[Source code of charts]
* Start *

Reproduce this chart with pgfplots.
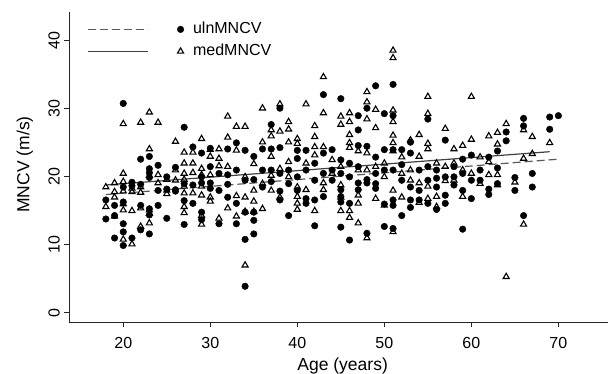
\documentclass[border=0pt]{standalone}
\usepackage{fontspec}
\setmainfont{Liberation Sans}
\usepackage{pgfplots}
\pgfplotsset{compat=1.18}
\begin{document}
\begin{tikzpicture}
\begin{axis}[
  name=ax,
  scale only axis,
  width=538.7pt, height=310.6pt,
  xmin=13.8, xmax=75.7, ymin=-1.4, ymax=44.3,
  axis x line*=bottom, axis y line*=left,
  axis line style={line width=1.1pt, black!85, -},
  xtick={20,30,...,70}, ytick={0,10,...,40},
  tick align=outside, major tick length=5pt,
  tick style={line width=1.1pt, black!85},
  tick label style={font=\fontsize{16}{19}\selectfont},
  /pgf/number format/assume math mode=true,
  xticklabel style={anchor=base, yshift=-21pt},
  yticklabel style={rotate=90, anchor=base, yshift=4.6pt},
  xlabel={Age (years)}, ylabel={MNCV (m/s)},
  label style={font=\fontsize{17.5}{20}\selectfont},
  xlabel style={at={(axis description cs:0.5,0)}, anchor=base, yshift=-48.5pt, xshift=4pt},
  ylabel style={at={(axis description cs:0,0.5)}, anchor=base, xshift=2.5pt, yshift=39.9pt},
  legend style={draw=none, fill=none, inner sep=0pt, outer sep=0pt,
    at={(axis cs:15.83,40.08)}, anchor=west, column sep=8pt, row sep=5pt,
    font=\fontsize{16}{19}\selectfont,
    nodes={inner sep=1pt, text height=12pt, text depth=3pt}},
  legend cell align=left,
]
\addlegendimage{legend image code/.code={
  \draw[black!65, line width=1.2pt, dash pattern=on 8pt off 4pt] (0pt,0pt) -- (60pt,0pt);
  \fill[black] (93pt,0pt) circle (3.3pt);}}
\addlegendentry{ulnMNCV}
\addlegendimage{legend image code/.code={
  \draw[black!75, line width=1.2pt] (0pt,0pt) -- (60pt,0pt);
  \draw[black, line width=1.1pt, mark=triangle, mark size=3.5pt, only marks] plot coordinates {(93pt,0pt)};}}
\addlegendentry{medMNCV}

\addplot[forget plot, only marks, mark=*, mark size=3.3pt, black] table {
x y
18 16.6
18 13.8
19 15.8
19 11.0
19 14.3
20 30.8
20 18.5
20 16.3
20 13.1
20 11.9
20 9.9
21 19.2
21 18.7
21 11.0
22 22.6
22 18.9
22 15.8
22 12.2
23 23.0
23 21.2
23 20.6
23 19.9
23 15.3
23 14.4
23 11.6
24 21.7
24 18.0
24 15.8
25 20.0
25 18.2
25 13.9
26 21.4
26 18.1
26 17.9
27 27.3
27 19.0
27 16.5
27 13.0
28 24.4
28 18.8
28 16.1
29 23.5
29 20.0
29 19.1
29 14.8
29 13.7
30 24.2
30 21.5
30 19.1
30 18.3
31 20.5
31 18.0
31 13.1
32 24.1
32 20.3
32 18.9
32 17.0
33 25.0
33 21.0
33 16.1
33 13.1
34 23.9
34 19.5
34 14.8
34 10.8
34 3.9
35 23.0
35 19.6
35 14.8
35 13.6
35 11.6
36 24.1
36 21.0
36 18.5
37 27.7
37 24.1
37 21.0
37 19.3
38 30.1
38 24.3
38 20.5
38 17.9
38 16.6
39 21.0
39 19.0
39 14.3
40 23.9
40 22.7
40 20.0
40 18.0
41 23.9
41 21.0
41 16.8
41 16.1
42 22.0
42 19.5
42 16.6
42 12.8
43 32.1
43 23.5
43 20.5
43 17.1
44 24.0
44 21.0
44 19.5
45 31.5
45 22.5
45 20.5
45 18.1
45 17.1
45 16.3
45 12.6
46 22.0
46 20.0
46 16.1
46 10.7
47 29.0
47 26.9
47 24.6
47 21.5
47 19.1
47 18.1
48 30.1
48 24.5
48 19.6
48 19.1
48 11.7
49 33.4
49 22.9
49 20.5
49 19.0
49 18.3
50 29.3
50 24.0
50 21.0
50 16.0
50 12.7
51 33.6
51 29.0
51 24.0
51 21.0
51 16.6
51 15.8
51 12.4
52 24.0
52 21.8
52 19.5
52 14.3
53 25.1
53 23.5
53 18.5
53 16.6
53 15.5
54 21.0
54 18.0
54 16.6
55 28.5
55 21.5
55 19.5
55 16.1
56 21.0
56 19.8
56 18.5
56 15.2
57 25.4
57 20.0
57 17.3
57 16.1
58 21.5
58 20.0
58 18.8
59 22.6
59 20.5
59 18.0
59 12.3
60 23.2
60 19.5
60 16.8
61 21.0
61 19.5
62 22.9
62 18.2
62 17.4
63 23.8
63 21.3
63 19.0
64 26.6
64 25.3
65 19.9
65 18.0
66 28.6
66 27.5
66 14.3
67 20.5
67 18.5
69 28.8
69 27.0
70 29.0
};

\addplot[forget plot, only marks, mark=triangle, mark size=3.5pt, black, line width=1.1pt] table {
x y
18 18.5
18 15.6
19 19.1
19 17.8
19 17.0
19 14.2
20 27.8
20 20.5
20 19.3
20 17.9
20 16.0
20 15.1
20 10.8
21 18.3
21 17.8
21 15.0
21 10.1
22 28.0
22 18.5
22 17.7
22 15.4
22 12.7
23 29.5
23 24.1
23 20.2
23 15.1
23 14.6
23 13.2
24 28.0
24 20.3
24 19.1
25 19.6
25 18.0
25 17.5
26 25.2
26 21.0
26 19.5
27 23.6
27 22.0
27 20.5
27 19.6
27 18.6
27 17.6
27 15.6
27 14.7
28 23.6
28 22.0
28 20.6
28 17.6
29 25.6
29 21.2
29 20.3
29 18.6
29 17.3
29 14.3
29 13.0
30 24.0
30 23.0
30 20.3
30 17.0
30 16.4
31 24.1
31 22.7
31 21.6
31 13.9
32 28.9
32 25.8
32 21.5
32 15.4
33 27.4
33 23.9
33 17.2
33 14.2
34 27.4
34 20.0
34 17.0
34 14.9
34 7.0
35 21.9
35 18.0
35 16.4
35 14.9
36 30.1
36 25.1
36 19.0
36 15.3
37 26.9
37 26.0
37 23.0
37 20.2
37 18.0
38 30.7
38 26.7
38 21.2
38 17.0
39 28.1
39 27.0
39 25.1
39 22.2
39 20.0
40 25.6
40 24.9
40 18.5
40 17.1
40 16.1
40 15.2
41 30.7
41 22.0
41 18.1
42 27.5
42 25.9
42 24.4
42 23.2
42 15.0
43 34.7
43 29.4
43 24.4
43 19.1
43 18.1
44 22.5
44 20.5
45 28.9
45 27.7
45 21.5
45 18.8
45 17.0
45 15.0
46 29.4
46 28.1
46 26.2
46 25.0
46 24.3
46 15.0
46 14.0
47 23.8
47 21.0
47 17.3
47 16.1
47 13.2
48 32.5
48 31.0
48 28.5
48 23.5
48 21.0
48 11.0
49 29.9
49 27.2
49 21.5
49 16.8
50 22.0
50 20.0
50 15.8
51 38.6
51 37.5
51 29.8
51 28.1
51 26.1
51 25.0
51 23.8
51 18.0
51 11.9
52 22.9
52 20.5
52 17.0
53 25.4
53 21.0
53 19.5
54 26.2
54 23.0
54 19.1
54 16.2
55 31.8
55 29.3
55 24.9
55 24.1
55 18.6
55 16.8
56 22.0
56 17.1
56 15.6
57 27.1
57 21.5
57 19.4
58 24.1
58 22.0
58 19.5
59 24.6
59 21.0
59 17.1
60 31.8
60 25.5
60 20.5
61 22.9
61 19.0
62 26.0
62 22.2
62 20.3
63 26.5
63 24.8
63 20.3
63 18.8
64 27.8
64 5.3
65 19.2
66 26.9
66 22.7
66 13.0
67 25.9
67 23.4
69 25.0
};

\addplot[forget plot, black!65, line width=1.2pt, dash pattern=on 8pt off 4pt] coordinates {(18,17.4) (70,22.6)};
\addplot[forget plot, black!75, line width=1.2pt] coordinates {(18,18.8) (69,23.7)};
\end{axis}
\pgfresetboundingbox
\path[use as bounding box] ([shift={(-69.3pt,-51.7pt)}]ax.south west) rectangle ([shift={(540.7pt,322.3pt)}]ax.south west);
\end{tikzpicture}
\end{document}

* End *
* Start *

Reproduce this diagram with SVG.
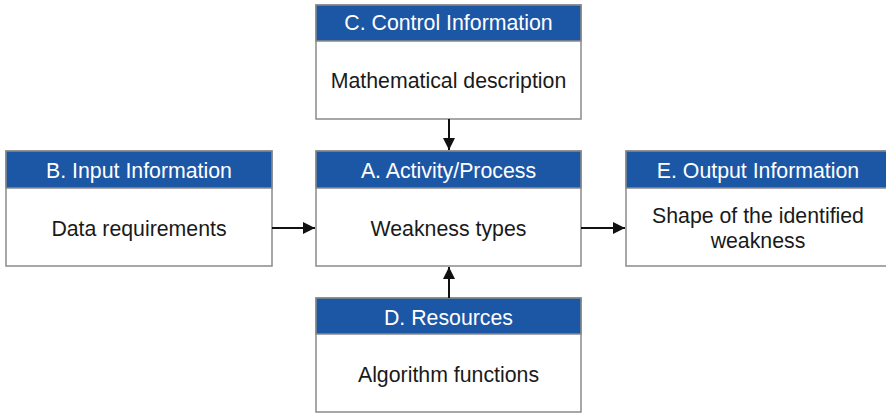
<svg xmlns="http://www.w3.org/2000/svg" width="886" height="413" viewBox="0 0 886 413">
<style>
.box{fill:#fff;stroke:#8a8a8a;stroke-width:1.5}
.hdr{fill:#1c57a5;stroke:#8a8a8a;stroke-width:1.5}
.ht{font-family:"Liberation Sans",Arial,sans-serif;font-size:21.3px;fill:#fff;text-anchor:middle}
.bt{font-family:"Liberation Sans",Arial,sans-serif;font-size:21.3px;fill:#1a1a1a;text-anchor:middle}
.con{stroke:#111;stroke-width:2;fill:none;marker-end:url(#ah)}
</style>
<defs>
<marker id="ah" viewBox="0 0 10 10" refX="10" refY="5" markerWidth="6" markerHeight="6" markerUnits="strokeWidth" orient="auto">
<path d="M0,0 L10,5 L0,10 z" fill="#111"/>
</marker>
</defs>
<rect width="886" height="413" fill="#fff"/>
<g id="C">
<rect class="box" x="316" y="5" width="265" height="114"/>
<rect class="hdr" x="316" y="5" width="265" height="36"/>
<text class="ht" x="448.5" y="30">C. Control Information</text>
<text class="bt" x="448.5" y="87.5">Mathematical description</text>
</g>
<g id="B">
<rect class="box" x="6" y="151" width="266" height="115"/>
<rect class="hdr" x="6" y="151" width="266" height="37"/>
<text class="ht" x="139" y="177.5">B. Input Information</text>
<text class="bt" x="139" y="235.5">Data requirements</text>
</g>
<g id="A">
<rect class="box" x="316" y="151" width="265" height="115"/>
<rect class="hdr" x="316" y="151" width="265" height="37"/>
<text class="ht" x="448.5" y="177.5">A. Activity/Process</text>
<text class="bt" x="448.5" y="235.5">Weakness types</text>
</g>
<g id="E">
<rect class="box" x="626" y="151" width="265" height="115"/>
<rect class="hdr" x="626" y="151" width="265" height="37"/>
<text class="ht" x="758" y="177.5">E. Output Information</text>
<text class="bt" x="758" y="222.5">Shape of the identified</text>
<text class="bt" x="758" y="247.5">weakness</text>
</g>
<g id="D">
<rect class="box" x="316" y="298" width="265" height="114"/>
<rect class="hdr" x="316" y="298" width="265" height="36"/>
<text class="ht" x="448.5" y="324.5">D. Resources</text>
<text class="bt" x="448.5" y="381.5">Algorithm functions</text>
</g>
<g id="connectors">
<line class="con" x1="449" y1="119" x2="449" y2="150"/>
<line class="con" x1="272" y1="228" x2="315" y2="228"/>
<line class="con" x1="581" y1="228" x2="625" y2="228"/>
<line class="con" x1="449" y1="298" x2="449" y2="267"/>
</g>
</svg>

* End *

Exercise brief: Pick out the lines that include the word "with" and write them out.

Exercise solution:
Reproduce this chart with pgfplots.
Reproduce this diagram with SVG.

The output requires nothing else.